Мысль о вторжении в частное жилище мне не понравилась, но мне не хотелось возражать. ГФЛ взял на себя руководство. Только когда мистер Хэзард подошел к двери, я осознал, какую стойкость потребовалось проявить Лавкрафту. На ужасное мгновение он стал мучеником своей любви к архитектуре и старине. Он заметно дрожал, с трудом подбирал и мямлил слова. Под этим болезненным, бесстрастным лицом таилась чрезвычайно чувствительная личность, смятенная полнейшим пониманием собственной наглости в просьбе — да еще почти во время полуденного ленча — разрешить осмотреть дом.
Хэзарды, однако, проявили великодушие, успокоив его. Думаю, они были вознаграждены, увидев, что он смог оценить, например, определенную колонну винтовой лестницы и стойку перил»[581].
Гарри К. Бробст был одним из немногих близких друзей Лавкрафта в Провиденсе начиная с 1932 года. Когда Лавкрафт познакомился с ним, он проходил практику в психиатрическом отделении Больницы Батлера в качестве медицинского брата. В 1939 году он закончил Университет Брауна по специальности «Психотерапия» и со временем стал профессором психологии в Университете штата Оклахома.

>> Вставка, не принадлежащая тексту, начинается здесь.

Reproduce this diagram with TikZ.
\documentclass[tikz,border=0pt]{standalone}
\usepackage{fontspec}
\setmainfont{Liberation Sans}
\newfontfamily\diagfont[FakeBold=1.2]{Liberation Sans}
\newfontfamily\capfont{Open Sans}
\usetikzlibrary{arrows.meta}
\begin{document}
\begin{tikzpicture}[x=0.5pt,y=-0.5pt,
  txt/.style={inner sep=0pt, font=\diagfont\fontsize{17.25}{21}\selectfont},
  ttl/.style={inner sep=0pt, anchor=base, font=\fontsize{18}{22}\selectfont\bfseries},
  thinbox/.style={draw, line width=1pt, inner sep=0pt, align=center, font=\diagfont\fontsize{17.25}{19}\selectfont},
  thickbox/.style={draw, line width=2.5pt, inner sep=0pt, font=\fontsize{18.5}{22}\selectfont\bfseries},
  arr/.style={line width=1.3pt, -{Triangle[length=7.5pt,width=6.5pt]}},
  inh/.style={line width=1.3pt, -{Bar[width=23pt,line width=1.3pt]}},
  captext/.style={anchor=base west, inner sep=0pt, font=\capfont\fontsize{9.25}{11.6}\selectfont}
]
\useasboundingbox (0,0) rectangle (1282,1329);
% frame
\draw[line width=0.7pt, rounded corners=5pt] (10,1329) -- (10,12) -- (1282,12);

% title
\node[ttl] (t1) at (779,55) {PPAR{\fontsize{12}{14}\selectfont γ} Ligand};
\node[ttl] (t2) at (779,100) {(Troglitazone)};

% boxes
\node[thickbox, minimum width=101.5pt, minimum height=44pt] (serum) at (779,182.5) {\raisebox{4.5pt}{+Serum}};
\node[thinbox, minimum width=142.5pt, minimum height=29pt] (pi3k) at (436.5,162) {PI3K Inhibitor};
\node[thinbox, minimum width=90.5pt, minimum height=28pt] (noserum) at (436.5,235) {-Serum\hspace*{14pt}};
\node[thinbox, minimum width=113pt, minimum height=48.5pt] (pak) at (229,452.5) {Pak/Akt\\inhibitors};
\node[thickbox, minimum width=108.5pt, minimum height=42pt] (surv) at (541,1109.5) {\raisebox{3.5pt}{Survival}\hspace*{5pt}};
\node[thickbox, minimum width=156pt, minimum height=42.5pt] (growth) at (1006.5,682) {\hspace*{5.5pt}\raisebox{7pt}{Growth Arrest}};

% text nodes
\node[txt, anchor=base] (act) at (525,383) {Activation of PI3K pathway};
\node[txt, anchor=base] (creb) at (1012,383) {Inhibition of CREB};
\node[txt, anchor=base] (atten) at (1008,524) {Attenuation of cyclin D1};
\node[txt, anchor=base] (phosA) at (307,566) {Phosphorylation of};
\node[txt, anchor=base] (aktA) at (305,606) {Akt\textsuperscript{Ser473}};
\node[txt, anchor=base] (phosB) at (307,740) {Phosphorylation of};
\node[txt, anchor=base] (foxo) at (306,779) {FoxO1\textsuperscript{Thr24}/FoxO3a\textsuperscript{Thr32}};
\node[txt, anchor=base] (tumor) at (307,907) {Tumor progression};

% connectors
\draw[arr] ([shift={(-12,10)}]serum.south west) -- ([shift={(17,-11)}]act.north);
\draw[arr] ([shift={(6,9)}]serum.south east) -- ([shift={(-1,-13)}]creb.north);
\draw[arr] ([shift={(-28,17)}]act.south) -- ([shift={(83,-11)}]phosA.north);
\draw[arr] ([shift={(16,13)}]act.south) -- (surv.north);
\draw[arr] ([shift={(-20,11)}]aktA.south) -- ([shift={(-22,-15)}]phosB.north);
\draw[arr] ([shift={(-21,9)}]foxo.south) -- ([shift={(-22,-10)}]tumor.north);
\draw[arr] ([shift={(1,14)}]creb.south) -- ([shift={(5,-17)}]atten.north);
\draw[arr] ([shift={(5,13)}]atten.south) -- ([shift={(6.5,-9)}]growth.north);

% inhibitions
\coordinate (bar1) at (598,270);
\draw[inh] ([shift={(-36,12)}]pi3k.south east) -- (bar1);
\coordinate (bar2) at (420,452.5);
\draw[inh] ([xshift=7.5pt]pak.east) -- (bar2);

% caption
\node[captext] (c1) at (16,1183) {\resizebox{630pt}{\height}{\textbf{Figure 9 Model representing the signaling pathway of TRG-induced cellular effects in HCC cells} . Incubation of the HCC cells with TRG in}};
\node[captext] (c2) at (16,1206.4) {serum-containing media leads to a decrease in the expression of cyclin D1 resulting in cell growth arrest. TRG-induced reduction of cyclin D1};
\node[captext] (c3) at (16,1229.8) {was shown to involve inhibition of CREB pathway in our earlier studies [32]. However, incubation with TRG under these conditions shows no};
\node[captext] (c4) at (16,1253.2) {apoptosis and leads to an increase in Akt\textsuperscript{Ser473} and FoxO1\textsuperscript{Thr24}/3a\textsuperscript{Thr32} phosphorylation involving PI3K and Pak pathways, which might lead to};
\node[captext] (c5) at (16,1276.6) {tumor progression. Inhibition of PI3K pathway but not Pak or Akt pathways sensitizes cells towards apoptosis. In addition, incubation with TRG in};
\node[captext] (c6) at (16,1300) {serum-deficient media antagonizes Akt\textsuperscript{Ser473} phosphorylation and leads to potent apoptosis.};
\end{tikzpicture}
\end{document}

Примерно в 1930 году Лавкрафт поссорился с Клиффордом Эдди из-за работы по «призрачному авторству» и после этого уже меньше встречался с семьей Эдди. В последние годы своей жизни он, однако, обзавелся еще одним другом в Провиденсе. Это был маленький, но выдающийся юноша по имени Кеннет Дж. Огерлинг, который в 1936 году до поступления в Гарвардский университет какое-то время жил в Провиденсе. Он стал врачом в Нью-Йорке.
После Прайса и Кука проездом заглянул Мортон, а затем друг Кларка Эштона Смита, весьма привлекательная девушка по имени Хелен В. Салли, обучавшаяся музыке. Хелен Салли познакомилась с «бандой» в Нью-Йорке, и Лонги отвезли ее в Провиденс. Лавкрафт писал Смиту о «разрушительном опустошении», которое она произвела меж ними. Позже он написал ей, извиняясь за нежелательные любовные предложения, которые ей делали некоторые из них. Он снял для нее номер в близлежащем пансионате и устраивал ей обзорные экскурсии. Он настаивал, чтобы все оплачивал он, даже счет за пансионат. После путешествия в Ньюпорт: «В тот вечер, после обеда, он повел меня на кладбище, связанное с По… Было темно, и он начал рассказывать замогильным голосом странные, сверхъестественные истории, и вопреки тому, что я очень прозаическая личность, что-то в его поведении, тьма и какой-то зловещий свет, словно исходивший от надгробий, так меня напугали, что я помчалась с кладбища, преследуемая им по пятам, с одной лишь мыслью, что должна добраться до улицы раньше, чем он — или что это было — схватит меня. Я добежала до уличного фонаря — дрожащая, задыхающаяся и едва не в слезах, а у него было очень странное выражение лица, почти торжествующее. Мы ничего друг другу не сказали»[582].